Computer memory organization

Cache only memory architecture (COMA) is a computer memory organization for use in multiprocessors in which the local memories (typically DRAM) at each node are used as cache. This is in contrast to using the local memories as actual main memory, as in NUMA organizations.

In NUMA, each address in the global address space is typically assigned a fixed home node. When processors access some data, a copy is made in their local cache, but space remains allocated in the home node. Instead, with COMA, there is no home. An access from a remote node may cause that data to migrate. Compared to NUMA, this reduces the number of redundant copies and may allow more efficient use of the memory resources. On the other hand, it raises problems of how to find a particular piece of data (there is no longer a home node) and what to do if a local memory fills up (migrating some data into the local memory then needs to evict some other data, which doesn't have a home to go to). Hardware memory coherence mechanisms are typically used to implement the migration.

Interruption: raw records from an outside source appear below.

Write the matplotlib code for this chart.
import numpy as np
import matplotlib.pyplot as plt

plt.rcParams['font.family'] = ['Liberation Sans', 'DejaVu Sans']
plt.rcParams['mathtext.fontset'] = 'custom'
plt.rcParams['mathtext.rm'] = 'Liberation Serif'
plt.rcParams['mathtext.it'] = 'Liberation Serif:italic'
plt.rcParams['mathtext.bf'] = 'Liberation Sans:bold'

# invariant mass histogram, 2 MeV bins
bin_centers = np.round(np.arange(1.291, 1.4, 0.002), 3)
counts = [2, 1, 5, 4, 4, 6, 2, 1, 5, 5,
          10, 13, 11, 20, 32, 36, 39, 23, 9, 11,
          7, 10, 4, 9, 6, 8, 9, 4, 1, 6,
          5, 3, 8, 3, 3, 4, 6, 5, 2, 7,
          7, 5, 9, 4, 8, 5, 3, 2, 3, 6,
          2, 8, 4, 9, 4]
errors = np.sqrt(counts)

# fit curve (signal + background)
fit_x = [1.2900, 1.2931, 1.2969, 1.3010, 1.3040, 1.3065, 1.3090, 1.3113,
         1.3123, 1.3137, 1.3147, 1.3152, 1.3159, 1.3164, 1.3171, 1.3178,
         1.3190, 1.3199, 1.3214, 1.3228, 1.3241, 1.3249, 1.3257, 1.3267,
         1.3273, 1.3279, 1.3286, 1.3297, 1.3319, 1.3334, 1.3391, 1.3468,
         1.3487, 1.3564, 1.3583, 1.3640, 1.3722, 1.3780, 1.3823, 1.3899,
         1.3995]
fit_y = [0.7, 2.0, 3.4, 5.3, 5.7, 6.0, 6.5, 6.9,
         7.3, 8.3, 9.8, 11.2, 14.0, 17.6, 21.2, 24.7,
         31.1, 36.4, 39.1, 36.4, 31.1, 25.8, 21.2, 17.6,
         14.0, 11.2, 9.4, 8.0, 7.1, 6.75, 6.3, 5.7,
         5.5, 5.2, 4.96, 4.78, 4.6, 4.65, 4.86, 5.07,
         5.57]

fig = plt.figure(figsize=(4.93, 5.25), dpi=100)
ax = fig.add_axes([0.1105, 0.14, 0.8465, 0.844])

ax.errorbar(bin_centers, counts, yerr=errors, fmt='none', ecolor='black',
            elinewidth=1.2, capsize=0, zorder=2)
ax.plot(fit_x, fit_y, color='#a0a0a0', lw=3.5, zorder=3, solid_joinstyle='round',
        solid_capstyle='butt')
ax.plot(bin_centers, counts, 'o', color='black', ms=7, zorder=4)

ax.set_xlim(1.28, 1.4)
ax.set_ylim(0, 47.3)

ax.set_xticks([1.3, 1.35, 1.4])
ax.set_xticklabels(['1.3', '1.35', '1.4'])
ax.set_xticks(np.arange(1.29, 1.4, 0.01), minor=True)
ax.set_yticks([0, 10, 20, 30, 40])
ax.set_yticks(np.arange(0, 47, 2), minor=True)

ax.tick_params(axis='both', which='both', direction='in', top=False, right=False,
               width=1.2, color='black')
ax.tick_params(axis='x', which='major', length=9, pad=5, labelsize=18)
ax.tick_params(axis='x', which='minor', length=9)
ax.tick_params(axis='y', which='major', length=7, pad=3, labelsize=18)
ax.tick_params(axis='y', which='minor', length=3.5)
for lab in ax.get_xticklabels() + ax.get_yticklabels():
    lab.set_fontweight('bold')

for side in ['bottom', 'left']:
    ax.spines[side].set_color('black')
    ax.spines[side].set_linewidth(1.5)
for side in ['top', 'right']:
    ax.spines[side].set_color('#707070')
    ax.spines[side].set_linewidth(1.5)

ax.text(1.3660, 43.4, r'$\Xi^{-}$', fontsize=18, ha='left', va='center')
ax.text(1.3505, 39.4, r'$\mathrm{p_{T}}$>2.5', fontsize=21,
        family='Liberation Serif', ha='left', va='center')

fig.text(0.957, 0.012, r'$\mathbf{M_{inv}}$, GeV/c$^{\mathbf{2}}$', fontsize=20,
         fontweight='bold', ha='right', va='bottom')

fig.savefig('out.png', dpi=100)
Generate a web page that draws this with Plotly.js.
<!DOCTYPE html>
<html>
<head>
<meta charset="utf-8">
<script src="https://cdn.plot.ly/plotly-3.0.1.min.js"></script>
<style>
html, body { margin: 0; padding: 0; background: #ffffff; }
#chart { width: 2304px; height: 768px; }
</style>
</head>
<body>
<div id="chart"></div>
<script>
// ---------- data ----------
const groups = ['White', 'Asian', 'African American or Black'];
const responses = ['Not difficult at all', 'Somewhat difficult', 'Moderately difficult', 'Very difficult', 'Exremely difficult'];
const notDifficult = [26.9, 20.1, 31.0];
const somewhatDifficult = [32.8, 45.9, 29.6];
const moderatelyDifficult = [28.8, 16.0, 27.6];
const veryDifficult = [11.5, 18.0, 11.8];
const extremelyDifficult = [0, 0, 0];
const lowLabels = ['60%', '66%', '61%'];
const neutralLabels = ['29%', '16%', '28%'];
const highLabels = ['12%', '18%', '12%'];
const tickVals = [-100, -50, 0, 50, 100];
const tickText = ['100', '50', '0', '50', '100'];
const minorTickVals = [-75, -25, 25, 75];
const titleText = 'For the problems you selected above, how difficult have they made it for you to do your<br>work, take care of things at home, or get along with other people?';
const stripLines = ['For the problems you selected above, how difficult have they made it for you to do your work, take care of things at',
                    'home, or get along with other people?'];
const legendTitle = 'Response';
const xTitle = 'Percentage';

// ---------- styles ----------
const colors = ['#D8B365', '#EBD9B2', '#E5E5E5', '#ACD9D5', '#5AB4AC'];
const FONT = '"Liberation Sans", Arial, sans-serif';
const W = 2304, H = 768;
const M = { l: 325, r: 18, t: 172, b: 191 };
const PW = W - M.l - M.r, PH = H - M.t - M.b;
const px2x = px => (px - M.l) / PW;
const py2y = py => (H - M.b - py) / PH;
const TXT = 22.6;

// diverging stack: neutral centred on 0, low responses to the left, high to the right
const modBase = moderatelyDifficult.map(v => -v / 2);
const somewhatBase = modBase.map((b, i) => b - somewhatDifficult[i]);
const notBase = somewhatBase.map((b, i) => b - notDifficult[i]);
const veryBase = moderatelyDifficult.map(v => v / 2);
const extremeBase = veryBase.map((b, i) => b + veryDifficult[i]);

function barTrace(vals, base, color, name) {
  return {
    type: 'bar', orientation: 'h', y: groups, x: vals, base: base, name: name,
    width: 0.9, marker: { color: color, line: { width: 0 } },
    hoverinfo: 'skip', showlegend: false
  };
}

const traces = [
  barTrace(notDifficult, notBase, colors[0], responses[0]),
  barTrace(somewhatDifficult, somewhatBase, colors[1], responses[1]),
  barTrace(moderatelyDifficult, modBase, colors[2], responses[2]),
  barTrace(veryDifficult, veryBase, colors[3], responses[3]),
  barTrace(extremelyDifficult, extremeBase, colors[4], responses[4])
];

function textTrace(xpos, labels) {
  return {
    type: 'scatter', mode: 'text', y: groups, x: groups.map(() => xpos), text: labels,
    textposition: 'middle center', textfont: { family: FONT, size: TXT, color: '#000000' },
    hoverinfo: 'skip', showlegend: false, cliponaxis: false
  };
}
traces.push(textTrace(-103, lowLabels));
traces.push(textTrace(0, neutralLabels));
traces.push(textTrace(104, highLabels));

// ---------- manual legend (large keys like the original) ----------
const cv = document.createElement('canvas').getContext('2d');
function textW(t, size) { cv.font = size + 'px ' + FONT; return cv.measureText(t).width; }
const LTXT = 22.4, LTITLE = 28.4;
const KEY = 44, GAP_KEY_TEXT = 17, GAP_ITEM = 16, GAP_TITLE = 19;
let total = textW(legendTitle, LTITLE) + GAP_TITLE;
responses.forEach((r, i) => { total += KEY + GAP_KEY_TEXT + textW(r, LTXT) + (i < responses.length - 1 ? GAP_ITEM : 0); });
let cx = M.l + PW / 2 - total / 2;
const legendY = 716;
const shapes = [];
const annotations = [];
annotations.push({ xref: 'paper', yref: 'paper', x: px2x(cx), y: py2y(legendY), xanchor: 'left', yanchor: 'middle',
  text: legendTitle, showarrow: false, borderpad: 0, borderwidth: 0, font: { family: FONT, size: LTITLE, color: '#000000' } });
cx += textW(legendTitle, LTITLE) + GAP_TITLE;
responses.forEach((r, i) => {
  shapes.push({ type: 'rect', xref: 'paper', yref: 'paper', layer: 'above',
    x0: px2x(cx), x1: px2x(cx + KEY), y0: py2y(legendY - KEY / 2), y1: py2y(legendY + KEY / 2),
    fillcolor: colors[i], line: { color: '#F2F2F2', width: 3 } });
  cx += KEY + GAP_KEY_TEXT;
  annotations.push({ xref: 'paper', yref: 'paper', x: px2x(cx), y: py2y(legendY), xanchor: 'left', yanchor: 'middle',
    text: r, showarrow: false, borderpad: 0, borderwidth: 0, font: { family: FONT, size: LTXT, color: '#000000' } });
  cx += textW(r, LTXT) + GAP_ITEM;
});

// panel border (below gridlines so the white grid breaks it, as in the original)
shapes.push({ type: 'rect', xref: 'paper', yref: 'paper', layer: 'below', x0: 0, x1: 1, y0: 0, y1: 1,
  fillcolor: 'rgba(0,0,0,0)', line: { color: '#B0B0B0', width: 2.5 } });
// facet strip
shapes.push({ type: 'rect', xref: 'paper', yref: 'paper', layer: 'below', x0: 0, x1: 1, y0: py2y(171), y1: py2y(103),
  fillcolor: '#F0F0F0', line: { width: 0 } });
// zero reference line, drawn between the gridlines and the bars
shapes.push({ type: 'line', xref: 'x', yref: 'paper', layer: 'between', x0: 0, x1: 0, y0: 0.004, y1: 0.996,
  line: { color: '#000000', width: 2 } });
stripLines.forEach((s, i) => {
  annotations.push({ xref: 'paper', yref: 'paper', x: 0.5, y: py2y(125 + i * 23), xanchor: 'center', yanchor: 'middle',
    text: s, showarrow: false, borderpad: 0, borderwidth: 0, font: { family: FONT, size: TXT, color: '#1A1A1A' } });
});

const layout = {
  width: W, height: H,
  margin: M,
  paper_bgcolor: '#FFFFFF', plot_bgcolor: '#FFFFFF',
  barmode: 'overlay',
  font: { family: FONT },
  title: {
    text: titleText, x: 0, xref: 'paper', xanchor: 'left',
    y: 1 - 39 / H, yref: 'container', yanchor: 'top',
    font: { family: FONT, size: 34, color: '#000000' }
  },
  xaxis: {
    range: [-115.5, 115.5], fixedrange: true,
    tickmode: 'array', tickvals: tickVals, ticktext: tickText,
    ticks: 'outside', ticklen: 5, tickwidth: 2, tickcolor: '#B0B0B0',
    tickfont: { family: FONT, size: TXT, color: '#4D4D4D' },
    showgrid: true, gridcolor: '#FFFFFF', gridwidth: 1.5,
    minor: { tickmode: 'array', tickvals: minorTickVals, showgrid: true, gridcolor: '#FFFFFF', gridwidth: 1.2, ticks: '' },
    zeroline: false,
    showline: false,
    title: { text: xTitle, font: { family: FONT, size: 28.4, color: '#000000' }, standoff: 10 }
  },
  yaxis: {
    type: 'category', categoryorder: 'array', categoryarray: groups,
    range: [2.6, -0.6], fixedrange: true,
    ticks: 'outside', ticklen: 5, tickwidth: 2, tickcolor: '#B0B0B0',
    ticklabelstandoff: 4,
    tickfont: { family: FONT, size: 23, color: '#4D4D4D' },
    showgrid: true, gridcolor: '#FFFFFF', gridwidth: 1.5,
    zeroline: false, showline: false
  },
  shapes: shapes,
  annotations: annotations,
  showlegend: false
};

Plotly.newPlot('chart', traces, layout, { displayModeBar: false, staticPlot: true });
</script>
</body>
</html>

A huge body of research has explored these issues. Various forms of directories, policies for maintaining free space in the local memories, migration policies, and policies for read-only copies have been developed. Hybrid NUMA-COMA organizations have also been proposed, such as Reactive NUMA, which allows pages to start in NUMA mode and switch to COMA mode if appropriate and is implemented in the Sun Microsystems's WildFire. A software-based Hybrid NUMA-COMA implementation was proposed and implemented by ScaleMP, allowing for the creation of a shared-memory multiprocessor system out of a cluster of commodity nodes.